[Solved][Pytorch1.5] RuntimeError: one of the variables needed for gradient computation has been modified by an inplace operation

I’m facing the same problem. I tried the solutions suggested above, but they didn’t work. I have a number “N” of agents, and each agent owns an independent actor and critic.

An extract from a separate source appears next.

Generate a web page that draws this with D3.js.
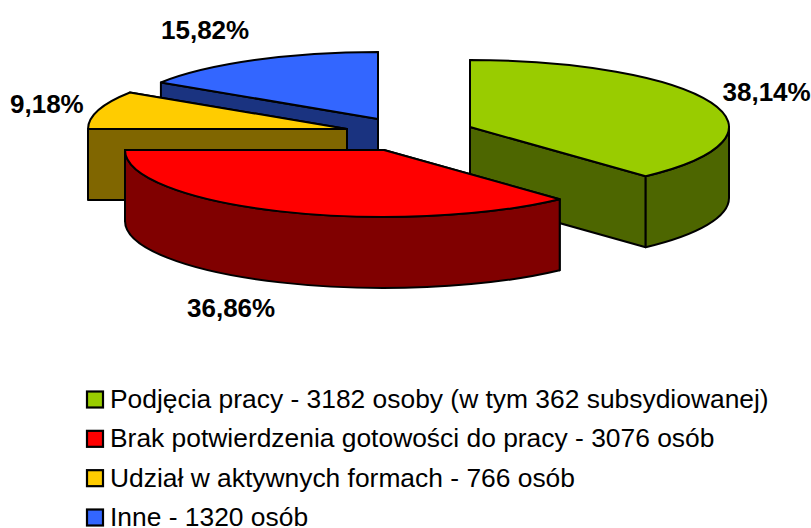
<!DOCTYPE html>
<html>
<head>
<meta charset="utf-8">
<script src="https://d3js.org/d3.v7.min.js"></script>
<style>
  html, body { margin: 0; padding: 0; background: #fff; }
  svg { display: block; }
  text { font-family: "Liberation Sans", Arial, sans-serif; fill: #000; }
  .pct { font-size: 26px; font-weight: bold; }
  .leg { font-size: 26.4px; }
</style>
</head>
<body>
<script>
// data
var categories = [
  "Podjęcia pracy - 3182 osoby (w tym 362 subsydiowanej)",
  "Brak potwierdzenia gotowości do pracy - 3076 osób",
  "Udział w aktywnych formach - 766 osób",
  "Inne - 1320 osób"
];
var values = [3182, 3076, 766, 1320];
var pctLabels = ["38,14%", "36,86%", "9,18%", "15,82%"];
var topColors = ["#99cc00", "#ff0000", "#ffcc00", "#3366ff"];
var wallColors = ["#4d6600", "#800000", "#806600", "#1a3380"];

// layout, one apex per slice because the pie is exploded
var width = 811, height = 528;
var rx = 259, ry = 67, depth = 71;
var apexes = [[470, 127], [384, 150], [347, 129], [378, 119]];
var labelPos = [[722.5, 100.5], [187, 316.5], [10, 112.5], [161, 38.5]];
var drawOrder = [3, 2, 0, 1];

var svg = d3.select("body").append("svg")
  .attr("width", width).attr("height", height);

var pie = d3.pie().sort(null).value(function(d) { return d; })
  .startAngle(0).endAngle(2 * Math.PI);
var slices = pie(values);

function pt(c, a, dy) {
  return [c[0] + rx * Math.sin(a), c[1] - ry * Math.cos(a) + (dy || 0)];
}
function arcTo(p, large, sweep) {
  return "A" + rx + "," + ry + " 0 " + (large ? 1 : 0) + " " + sweep + " " + p[0] + "," + p[1];
}
function poly(pts) {
  return "M" + pts.join("L") + "Z";
}
// flat wall from the apex out to the rim at angle a
function radialWall(c, a) {
  var p = pt(c, a);
  return poly([c, p, [p[0], p[1] + depth], [c[0], c[1] + depth]]);
}
// rim wall, only the part facing the viewer (90deg to 270deg)
function rimWall(c, a0, a1) {
  var s = Math.max(a0, Math.PI / 2), e = Math.min(a1, 3 * Math.PI / 2);
  if (e <= s) return null;
  var big = e - s > Math.PI;
  return "M" + pt(c, s) + arcTo(pt(c, e), big, 1) +
    "L" + pt(c, e, depth) + arcTo(pt(c, s, depth), big, 0) + "Z";
}
function topFace(c, a0, a1) {
  return "M" + c + "L" + pt(c, a0) + arcTo(pt(c, a1), a1 - a0 > Math.PI, 1) + "Z";
}

var groups = svg.selectAll("g.slice")
  .data(drawOrder)
  .enter().append("g")
  .attr("class", "slice")
  .attr("stroke", "#000")
  .attr("stroke-width", 2)
  .attr("stroke-linejoin", "round");

groups.each(function(i) {
  var g = d3.select(this), s = slices[i], c = apexes[i];
  g.append("path").attr("d", radialWall(c, s.endAngle)).attr("fill", wallColors[i]);
  g.append("path").attr("d", radialWall(c, s.startAngle)).attr("fill", wallColors[i]);
  var rim = rimWall(c, s.startAngle, s.endAngle);
  if (rim) g.append("path").attr("d", rim).attr("fill", wallColors[i]);
  g.append("path").attr("d", topFace(c, s.startAngle, s.endAngle)).attr("fill", topColors[i]);
});

// percent labels
svg.selectAll("text.pct")
  .data(pctLabels)
  .enter().append("text")
  .attr("class", "pct")
  .attr("x", function(d, i) { return labelPos[i][0]; })
  .attr("y", function(d, i) { return labelPos[i][1]; })
  .text(function(d) { return d; });

// legend
var legY = d3.scaleLinear().domain([0, 3]).range([399.5, 517.5]);
var leg = svg.selectAll("g.legrow")
  .data(categories)
  .enter().append("g")
  .attr("class", "legrow")
  .attr("transform", function(d, i) { return "translate(0," + legY(i) + ")"; });

leg.append("rect")
  .attr("x", 87).attr("y", -8)
  .attr("width", 16).attr("height", 16)
  .attr("fill", function(d, i) { return topColors[i]; })
  .attr("stroke", "#000").attr("stroke-width", 2.2);

leg.append("text")
  .attr("class", "leg")
  .attr("x", 110).attr("y", 8.5)
  .text(function(d) { return d; });
</script>
</body>
</html>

Each agent has different states according to the label given to each agent.
###############

all_agents = []

all_agents.append (Agent (actor_dims, critic_dims))

for agent_idx, agent in enumerate (all_agents):
    i = agent.agent_label
    critic_value_ = agent.target_critic.forward (states_[i], new_actions_cluster[i]).flatten ()

    critic_value = agent.critic.forward (states[i], old_actions_cluster[i]).flatten ()

    target = rewards[:, agent_idx] + agent.gamma * critic_value_

    critic_loss= F.mse_loss (critic_value.float (), target.float ())

    agent.critic.optimizer.zero_grad ()
    critic_loss.backward (retain_graph=True)

    actor_loss = agent.critic.forward (states[i], mu_cluster[i]).flatten ()
    actor_loss = -(T.mean (actor_loss))

    agent.actor.optimizer.zero_grad ()
    actor_loss.backward ()

    agent.critic.optimizer.step ()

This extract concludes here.